You're not burning 200kW for the whole trip. You'd still have your electric motor and batteries, you only need the average power from your range extender. Or if the base range is 50km, your range extender only needs to provide 3/4 of the energy to give you 2-3 hours of time between charge breaks (which will be short)
That's not true. It needs to recharge a part of the electricity used. For example, if it provides 2/3 of the electricity being used it would potentially triple the range.
Which means it would have to run continuously. Which completely defeats the purpose of having a plug-in hybrid, which is to make most trips using only battery.
They are more efficent because they last longer then current battery tech. China has miles of graveyards of green energy veichles. they are environmental hazzards after their useful life and run off rare earth minerals. not sustainable in any sense of the word; other then being an alternative source of fuel.

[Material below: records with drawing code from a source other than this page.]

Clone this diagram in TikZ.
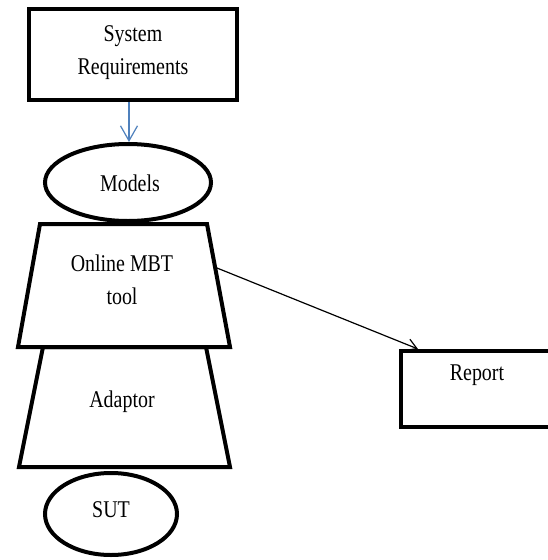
\documentclass[tikz,border=0pt]{standalone}
\usepackage{fontspec}
\setmainfont{Liberation Serif}[FakeStretch=0.83]
\usetikzlibrary{arrows.meta,shapes.geometric}
\definecolor{linkblue}{RGB}{79,129,189}
\tikzset{
  shape outline/.style={line width=4pt, draw=black},
  label text/.style={font=\fontsize{24}{33}\selectfont, align=center, inner sep=0pt},
  flow/.style={line width=1.2pt, -{Straight Barb[length=10pt,width=12pt]}},
}
\begin{document}
\begin{tikzpicture}[x=1pt,y=-1pt]
\clip (0,0) rectangle (548,560);
\fill[white] (0,0) rectangle (548,560);

% boxes and ellipses
\node[shape outline, rectangle, minimum width=208pt, minimum height=91pt, inner sep=0pt] (req) at (133,54.5) {};
\node[shape outline, ellipse, minimum width=166pt, minimum height=77pt, inner sep=0pt] (models) at (128,182.5) {};
\node[shape outline, ellipse, minimum width=132pt, minimum height=82pt, inner sep=0pt] (sut) at (111,514) {};
\node[shape outline, rectangle, minimum width=160pt, minimum height=76pt, inner sep=0pt, anchor=north west] (report) at (399,349) {};

% trapezoids
\draw[shape outline, line join=miter] (40,224) -- (207,224) -- (230,347) -- (18,347) -- cycle;
\draw[shape outline, line join=miter] (43,347) -- (206,347) -- (230,467) -- (19,467) -- cycle;
\coordinate (mbtright) at (217,268);

% labels
\node[label text] (reqtext) at (133,53) {System\\Requirements};
\node[label text] (modelstext) at (130,183) {Models};
\node[label text] (mbttext) at (122,280) {Online MBT\\tool};
\node[label text] (adaptortext) at (122,402) {Adaptor};
\node[label text] (suttext) at (111,510) {SUT};
\node[label text] (reporttext) at (477,375) {Report};

% connectors
\draw[flow, draw=linkblue, -{Straight Barb[length=15pt,width=17pt]}] (req.south -| 129,0) -- (models.north -| 129,0);
\draw[flow] (mbtright) -- (report.north west -| 418,0);
\end{tikzpicture}
\end{document}
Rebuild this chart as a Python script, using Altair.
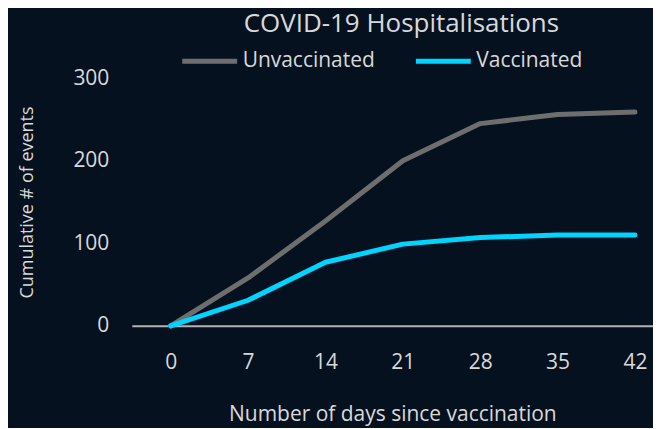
import altair as alt
import pandas as pd

days = [0, 7, 14, 21, 28, 35, 42]
unvaccinated = [0, 58, 127, 200, 245, 256, 259]
vaccinated = [0, 31, 77, 99, 107, 110, 110]
series = ["Unvaccinated", "Vaccinated"]
colors = ["#6e6e6e", "#00d4ff"]
y_ticks = [0, 100, 200, 300]

rows = []
for name, vals in zip(series, [unvaccinated, vaccinated]):
    for d, v in zip(days, vals):
        rows.append({"day": d, "value": v, "group": name})
df = pd.DataFrame(rows)

FONT = "Open Sans"
TXT = "#d9d9d9"
BG = "#05111f"

chart = (
    alt.Chart(df)
    .mark_line(strokeWidth=5, strokeCap="round", strokeJoin="round")
    .encode(
        x=alt.X(
            "day:Q",
            scale=alt.Scale(domain=[-3.52, 43.63], nice=False, zero=False),
            axis=alt.Axis(
                values=days,
                title="Number of days since vaccination",
                grid=False,
                ticks=False,
                domain=True,
                domainColor="#b3b3b3",
                domainWidth=2,
                labelPadding=26,
                labelFontSize=21,
                titleFontSize=21,
                titlePadding=31,
                titleFontWeight="normal",
            ),
        ),
        y=alt.Y(
            "value:Q",
            scale=alt.Scale(domain=[0, 300], nice=False),
            axis=alt.Axis(
                values=y_ticks,
                title="Cumulative # of events",
                grid=False,
                ticks=False,
                domain=False,
                labelPadding=23,
                labelFontSize=21,
                titleFontSize=18,
                titlePadding=36,
                titleFontWeight="normal",
            ),
        ),
        color=alt.Color(
            "group:N",
            scale=alt.Scale(domain=series, range=colors),
            legend=alt.Legend(
                title=None,
                orient="none",
                direction="horizontal",
                legendX=48,
                legendY=-47,
                symbolType="stroke",
                symbolSize=3025,
                symbolStrokeWidth=5,
                labelFontSize=21,
                labelOffset=3,
                columnPadding=30,
            ),
        ),
        order="day:Q",
    )
    .properties(
        width=522,
        height=248,
        title=alt.TitleParams(
            "COVID-19 Hospitalisations",
            fontSize=26,
            fontWeight="normal",
            color=TXT,
            font=FONT,
            anchor="middle",
            offset=-6,
            dx=9,
        ),
        background=BG,
        padding={"left": 10, "top": 3, "right": 0, "bottom": 3},
    )
    .configure_view(stroke=None)
    .configure_axis(
        labelColor=TXT,
        titleColor=TXT,
        labelFont=FONT,
        titleFont=FONT,
    )
    .configure_legend(labelColor=TXT, labelFont=FONT)
)

chart.save("out.html", embed_options={"renderer": "svg", "actions": False})
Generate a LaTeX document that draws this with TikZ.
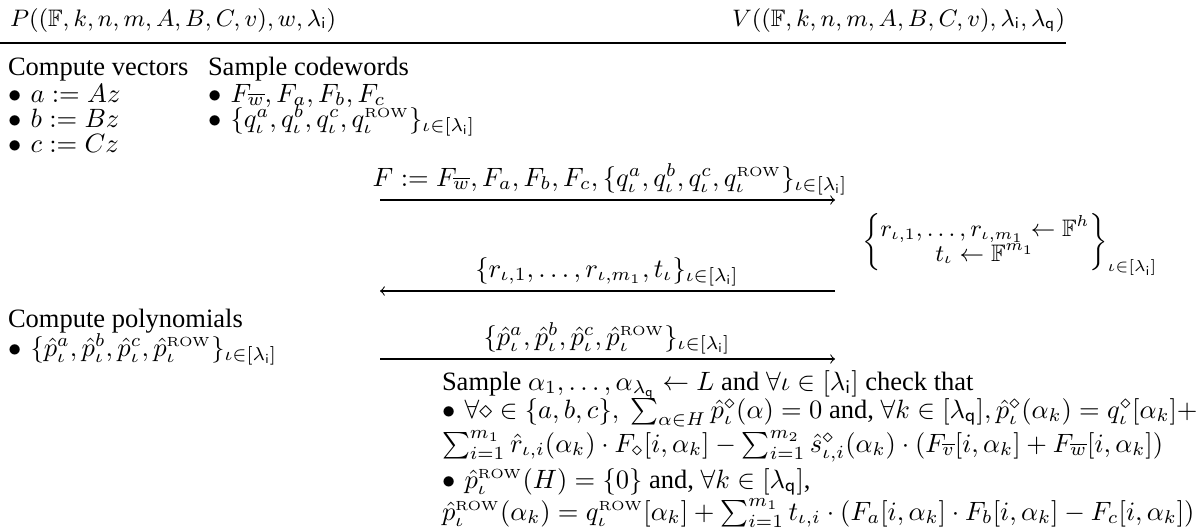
\documentclass[tikz,border=0pt]{standalone}
\usepackage{amsmath,amssymb}
\usepackage[no-math]{fontspec}
\setmainfont{Liberation Serif}
\newcommand\lami{\lambda_{\mathsf{i}}}
\newcommand\lamq{\lambda_{\mathsf{q}}}
\newcommand\RW{\mathrm{\scriptscriptstyle ROW}}
\newcommand\bul{$\bullet$\hspace{3.5pt}}
\begin{document}
\begin{tikzpicture}[x=0.3774pt,y=-0.3774pt,
  txt/.style={anchor=base west,inner sep=0pt,outer sep=0pt},
  lbl/.style={anchor=base,inner sep=0pt,outer sep=0pt},
  head/.style={anchor=base west,inner sep=0pt,outer sep=0pt,font=\small},
  msgarrow/.style={->,line width=0.4pt},
  rulestyle/.style={line width=1.1pt}]
\useasboundingbox (0,0) rectangle (1202,531);
% headers
\node[head] (P) at (10,26) {$P((\mathbb{F},k,n,m,A,B,C,v),w,\lami)$};
\node[head] (V) at (732,26) {$V((\mathbb{F},k,n,m,A,B,C,v),\lami,\lamq)$};
\coordinate (ruleL) at (0,43);
\coordinate (ruleR) at (1066,43);
\draw[rulestyle] (ruleL) -- (ruleR);
% prover, first block
\node[txt] (cv) at (8,75) {Compute vectors};
\node[txt] (ca) at (8,102) {\bul$a := Az$};
\node[txt] (cb) at (8,127) {\bul$b := Bz$};
\node[txt] (cc) at (8,152) {\bul$c := Cz$};
\node[txt] (sc) at (208,75) {Sample codewords};
\node[txt] (s1) at (208,102) {\bul$F_{\overline{w}},F_a,F_b,F_c$};
\node[txt] (s2) at (208,127) {\bul$\{q^a_\iota,q^b_\iota,q^c_\iota,q^{\RW}_\iota\}_{\iota\in[\lami]}$};
% message 1
\coordinate (m1L) at (380,200);
\coordinate (m1R) at (835,200);
\draw[msgarrow] (m1L) -- (m1R);
\node[lbl] (m1) at (610,186) {$F := F_{\overline{w}},F_a,F_b,F_c,\{q^a_\iota,q^b_\iota,q^c_\iota,q^{\RW}_\iota\}_{\iota\in[\lami]}$};
% verifier sampling
\node[txt,font=\small] (vs) at (862,248) {$\biggl\{\renewcommand\arraystretch{0.82}\begin{matrix} r_{\iota,1},\ldots,r_{\iota,m_1}\leftarrow\mathbb{F}^h\\ t_\iota\leftarrow\mathbb{F}^{m_1}\end{matrix}\biggr\}_{\iota\in[\lami]}$};
% message 2
\coordinate (m2L) at (380,291);
\coordinate (m2R) at (835,291);
\draw[msgarrow] (m2R) -- (m2L);
\node[lbl] (m2) at (607,277) {$\{r_{\iota,1},\ldots,r_{\iota,m_1},t_\iota\}_{\iota\in[\lami]}$};
% prover polynomials
\node[txt] (cp) at (8,327) {Compute polynomials};
\node[txt] (pp) at (8,356) {\bul$\{\hat{p}^a_\iota,\hat{p}^b_\iota,\hat{p}^c_\iota,\hat{p}^{\RW}_\iota\}_{\iota\in[\lami]}$};
% message 3
\coordinate (m3L) at (380,359);
\coordinate (m3R) at (835,359);
\draw[msgarrow] (m3L) -- (m3R);
\node[lbl] (m3) at (607,345) {$\{\hat{p}^a_\iota,\hat{p}^b_\iota,\hat{p}^c_\iota,\hat{p}^{\RW}_\iota\}_{\iota\in[\lami]}$};
% verifier checks
\node[txt] (v1) at (442,390) {Sample $\alpha_1,\ldots,\alpha_{\lamq}\leftarrow L$ and $\forall\iota\in[\lami]$ check that};
\node[txt] (v2) at (442,418) {\bul$\forall\diamond\in\{a,b,c\},\ \sum_{\alpha\in H}\hat{p}^\diamond_\iota(\alpha)=0$ and, $\forall k\in[\lamq],\hat{p}^\diamond_\iota(\alpha_k)=q^\diamond_\iota[\alpha_k]+$};
\node[txt] (v3) at (442,452) {$\sum_{i=1}^{m_1}\hat{r}_{\iota,i}(\alpha_k)\cdot F_\diamond[i,\alpha_k]-\sum_{i=1}^{m_2}\hat{s}^\diamond_{\iota,i}(\alpha_k)\cdot(F_{\overline{v}}[i,\alpha_k]+F_{\overline{w}}[i,\alpha_k])$};
\node[txt] (v4) at (442,488) {\bul$\hat{p}^{\RW}_\iota(H)=\{0\}$ and, $\forall k\in[\lamq]$,};
\node[txt] (v5) at (442,520) {$\hat{p}^{\RW}_\iota(\alpha_k)=q^{\RW}_\iota[\alpha_k]+\sum_{i=1}^{m_1}t_{\iota,i}\cdot(F_a[i,\alpha_k]\cdot F_b[i,\alpha_k]-F_c[i,\alpha_k])$};
\end{tikzpicture}
\end{document}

But what if the natural gas plants don't have to be a stop gap? Just keep building more and more solar/wind, as much as the land can handle (imagine most of the desert in California converted to solar). Who cares if generation greatly exceeds daily demand. Use all the excess solar/wind to create fuel for the natural gas plants. There's already a vast infrastructure and experienced workforce to do this. Use the fuel during the evening and put any excess fuel into storage, there's so much existing ways to store fuel. Then use that during winter when solar generation decreases.
We need to stop thinking carbon fuel = fossil fuel and so carbon fuel = bad. Carbon fuel is simply a form of energy storage, a kind of "battery".